## What you should do
Your task is to repeat only the lines from the one with "Generate a Python" through the one with "urb_peligrosa = [0, 0, 0]", exactly as they stand, both ends included.

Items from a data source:
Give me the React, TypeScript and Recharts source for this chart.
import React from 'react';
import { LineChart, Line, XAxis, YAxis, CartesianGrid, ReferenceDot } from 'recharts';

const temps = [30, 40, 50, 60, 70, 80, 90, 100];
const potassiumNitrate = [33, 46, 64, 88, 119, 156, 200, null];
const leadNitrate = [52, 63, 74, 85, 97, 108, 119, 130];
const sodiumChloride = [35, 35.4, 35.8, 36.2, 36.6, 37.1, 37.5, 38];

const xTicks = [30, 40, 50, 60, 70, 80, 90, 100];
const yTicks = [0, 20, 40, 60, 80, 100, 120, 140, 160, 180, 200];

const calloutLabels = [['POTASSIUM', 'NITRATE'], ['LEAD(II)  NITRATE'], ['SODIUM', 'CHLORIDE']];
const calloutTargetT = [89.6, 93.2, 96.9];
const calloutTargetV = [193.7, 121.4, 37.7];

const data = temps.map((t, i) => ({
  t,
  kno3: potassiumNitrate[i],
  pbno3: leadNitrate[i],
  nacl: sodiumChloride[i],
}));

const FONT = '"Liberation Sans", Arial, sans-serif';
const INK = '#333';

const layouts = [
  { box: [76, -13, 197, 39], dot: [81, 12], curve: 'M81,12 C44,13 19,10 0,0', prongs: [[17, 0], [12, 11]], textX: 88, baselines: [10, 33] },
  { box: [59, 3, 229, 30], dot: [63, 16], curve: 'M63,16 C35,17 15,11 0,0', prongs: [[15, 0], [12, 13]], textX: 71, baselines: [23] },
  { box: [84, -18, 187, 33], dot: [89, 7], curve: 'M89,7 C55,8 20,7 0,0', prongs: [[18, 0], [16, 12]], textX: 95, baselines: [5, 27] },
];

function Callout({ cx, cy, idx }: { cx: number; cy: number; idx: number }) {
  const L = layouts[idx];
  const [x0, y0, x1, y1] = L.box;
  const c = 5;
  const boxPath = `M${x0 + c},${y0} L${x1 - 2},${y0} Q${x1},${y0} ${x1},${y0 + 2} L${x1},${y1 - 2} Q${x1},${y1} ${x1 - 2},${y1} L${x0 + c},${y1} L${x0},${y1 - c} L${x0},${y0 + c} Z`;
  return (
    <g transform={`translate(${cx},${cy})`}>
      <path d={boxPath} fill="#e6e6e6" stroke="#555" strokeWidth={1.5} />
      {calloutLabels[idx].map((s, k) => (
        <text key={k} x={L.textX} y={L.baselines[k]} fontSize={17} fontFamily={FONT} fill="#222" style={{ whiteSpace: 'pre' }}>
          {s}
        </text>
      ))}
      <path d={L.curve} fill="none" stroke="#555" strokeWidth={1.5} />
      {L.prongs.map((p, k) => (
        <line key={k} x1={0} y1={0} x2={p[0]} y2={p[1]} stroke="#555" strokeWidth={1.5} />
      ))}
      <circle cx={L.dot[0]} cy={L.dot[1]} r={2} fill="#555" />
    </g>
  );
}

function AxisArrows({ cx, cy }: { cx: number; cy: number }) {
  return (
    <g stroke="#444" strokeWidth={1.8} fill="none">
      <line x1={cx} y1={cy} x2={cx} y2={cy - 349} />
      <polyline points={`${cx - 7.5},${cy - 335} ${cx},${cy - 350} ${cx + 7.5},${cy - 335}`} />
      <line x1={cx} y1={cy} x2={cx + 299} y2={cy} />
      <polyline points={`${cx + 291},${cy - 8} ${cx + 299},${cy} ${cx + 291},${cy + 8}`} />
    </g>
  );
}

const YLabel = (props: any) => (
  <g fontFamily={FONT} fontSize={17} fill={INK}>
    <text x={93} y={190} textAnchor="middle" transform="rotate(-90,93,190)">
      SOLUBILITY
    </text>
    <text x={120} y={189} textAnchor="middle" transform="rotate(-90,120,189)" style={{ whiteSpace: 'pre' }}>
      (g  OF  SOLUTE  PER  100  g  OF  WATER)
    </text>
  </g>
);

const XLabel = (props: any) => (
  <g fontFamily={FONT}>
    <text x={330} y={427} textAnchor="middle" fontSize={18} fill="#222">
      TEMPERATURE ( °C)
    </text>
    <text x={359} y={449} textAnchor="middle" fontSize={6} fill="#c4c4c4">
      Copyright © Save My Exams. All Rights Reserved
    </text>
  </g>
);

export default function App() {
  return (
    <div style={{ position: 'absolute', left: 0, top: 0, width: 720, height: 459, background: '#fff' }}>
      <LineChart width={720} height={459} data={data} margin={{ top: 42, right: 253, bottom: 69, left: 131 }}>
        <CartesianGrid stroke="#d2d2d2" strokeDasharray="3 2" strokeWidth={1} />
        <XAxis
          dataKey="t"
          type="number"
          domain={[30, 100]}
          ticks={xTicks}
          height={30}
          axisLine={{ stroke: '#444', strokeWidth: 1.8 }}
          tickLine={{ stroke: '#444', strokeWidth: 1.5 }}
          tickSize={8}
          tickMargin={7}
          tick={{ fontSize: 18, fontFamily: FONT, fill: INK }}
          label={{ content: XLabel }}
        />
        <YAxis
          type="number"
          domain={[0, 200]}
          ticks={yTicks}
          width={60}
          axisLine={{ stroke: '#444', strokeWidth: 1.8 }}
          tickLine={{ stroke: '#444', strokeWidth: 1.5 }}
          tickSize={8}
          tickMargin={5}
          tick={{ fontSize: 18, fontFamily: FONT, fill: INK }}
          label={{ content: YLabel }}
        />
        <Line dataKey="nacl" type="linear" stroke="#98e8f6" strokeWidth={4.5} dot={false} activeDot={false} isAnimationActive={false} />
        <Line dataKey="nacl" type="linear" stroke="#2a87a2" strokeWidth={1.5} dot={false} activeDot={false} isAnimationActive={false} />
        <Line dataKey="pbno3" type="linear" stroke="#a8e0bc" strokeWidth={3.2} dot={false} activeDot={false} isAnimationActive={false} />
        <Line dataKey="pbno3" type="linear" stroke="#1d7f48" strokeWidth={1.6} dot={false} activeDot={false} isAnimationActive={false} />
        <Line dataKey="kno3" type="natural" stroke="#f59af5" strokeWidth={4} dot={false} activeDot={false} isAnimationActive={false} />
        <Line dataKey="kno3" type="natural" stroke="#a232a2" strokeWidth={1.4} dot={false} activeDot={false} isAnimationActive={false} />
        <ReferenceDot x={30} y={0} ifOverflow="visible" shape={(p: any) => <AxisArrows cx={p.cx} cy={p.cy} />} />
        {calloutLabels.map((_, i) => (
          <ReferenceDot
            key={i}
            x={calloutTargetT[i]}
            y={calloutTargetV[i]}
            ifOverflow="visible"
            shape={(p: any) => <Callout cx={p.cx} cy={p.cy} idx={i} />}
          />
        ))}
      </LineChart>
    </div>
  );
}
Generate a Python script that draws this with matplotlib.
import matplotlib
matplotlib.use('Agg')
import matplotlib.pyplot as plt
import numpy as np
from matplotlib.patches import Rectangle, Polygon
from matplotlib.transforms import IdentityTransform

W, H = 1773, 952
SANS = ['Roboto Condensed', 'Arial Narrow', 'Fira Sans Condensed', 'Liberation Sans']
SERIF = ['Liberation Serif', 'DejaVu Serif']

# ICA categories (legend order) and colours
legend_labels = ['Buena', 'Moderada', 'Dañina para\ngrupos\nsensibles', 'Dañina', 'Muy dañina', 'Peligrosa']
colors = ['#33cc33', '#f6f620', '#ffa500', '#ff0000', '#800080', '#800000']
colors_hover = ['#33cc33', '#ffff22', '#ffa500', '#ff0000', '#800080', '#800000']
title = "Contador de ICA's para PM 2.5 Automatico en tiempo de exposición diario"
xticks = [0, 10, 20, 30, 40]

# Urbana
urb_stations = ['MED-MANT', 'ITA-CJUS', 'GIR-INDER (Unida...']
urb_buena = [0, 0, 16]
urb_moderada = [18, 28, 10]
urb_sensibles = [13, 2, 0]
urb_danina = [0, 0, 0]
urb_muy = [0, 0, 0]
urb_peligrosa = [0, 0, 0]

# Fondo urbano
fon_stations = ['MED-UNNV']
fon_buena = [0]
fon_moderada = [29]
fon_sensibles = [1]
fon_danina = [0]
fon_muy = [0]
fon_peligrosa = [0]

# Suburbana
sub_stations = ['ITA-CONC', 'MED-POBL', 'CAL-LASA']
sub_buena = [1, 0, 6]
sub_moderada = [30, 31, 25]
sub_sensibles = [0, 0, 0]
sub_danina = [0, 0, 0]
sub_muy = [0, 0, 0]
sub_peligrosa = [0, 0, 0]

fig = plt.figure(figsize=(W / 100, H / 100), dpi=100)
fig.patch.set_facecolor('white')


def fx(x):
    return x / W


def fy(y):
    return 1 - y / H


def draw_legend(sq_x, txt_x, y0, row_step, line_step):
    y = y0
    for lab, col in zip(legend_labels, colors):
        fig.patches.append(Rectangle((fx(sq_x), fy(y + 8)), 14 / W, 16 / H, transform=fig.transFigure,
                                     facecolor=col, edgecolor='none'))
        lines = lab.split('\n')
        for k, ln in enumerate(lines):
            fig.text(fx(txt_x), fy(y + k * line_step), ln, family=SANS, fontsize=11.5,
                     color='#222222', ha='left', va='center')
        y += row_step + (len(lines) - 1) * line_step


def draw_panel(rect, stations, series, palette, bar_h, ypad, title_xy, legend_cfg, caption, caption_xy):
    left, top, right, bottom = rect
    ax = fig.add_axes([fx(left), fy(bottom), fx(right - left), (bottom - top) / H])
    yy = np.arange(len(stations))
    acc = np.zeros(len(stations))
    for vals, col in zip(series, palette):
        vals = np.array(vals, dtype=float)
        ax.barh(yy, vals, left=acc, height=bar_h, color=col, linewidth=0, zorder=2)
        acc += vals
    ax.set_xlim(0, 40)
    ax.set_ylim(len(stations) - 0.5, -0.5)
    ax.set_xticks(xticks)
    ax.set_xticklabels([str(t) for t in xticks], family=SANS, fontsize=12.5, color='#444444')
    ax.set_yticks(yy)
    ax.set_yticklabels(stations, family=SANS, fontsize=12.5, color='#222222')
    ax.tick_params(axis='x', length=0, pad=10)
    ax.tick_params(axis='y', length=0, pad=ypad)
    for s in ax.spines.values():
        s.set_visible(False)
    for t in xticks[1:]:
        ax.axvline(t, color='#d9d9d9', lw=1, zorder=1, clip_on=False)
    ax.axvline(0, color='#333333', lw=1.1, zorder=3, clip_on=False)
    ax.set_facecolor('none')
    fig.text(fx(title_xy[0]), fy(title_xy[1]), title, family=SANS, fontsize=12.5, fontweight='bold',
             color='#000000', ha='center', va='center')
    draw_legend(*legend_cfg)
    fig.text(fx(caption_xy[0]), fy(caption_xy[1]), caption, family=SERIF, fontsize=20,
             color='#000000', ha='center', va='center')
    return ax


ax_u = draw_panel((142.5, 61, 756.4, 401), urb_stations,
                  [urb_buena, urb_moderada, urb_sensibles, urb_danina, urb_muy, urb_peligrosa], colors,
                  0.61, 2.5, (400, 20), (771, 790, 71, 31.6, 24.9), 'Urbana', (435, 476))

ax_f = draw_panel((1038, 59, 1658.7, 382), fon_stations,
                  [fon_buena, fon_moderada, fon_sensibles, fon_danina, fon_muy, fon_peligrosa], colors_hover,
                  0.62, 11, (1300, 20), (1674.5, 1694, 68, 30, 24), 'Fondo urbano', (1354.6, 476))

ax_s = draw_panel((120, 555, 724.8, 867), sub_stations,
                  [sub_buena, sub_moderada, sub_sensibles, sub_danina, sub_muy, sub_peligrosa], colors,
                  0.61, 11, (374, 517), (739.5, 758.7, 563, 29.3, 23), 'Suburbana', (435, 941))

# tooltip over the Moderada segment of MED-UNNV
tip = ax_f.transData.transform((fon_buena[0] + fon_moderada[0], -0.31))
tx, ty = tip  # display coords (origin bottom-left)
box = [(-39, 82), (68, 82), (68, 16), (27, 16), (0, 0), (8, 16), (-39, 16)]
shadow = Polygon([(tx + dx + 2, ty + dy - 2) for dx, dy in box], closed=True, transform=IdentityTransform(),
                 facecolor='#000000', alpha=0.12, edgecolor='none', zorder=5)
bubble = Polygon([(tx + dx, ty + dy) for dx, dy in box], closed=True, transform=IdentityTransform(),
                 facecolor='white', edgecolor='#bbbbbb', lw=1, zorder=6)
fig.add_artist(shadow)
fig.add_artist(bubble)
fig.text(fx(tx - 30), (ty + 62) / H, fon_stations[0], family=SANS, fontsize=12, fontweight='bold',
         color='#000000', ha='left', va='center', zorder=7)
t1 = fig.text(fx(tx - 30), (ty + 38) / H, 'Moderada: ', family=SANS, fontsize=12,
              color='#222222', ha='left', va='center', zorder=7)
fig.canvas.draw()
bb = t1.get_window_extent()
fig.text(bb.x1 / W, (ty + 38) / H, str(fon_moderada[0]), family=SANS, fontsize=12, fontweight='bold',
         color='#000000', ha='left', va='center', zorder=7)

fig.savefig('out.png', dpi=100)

## Expected answer
Generate a Python script that draws this with matplotlib.
import matplotlib
matplotlib.use('Agg')
import matplotlib.pyplot as plt
import numpy as np
from matplotlib.patches import Rectangle, Polygon
from matplotlib.transforms import IdentityTransform

W, H = 1773, 952
SANS = ['Roboto Condensed', 'Arial Narrow', 'Fira Sans Condensed', 'Liberation Sans']
SERIF = ['Liberation Serif', 'DejaVu Serif']

# ICA categories (legend order) and colours
legend_labels = ['Buena', 'Moderada', 'Dañina para\ngrupos\nsensibles', 'Dañina', 'Muy dañina', 'Peligrosa']
colors = ['#33cc33', '#f6f620', '#ffa500', '#ff0000', '#800080', '#800000']
colors_hover = ['#33cc33', '#ffff22', '#ffa500', '#ff0000', '#800080', '#800000']
title = "Contador de ICA's para PM 2.5 Automatico en tiempo de exposición diario"
xticks = [0, 10, 20, 30, 40]

# Urbana
urb_stations = ['MED-MANT', 'ITA-CJUS', 'GIR-INDER (Unida...']
urb_buena = [0, 0, 16]
urb_moderada = [18, 28, 10]
urb_sensibles = [13, 2, 0]
urb_danina = [0, 0, 0]
urb_muy = [0, 0, 0]
urb_peligrosa = [0, 0, 0]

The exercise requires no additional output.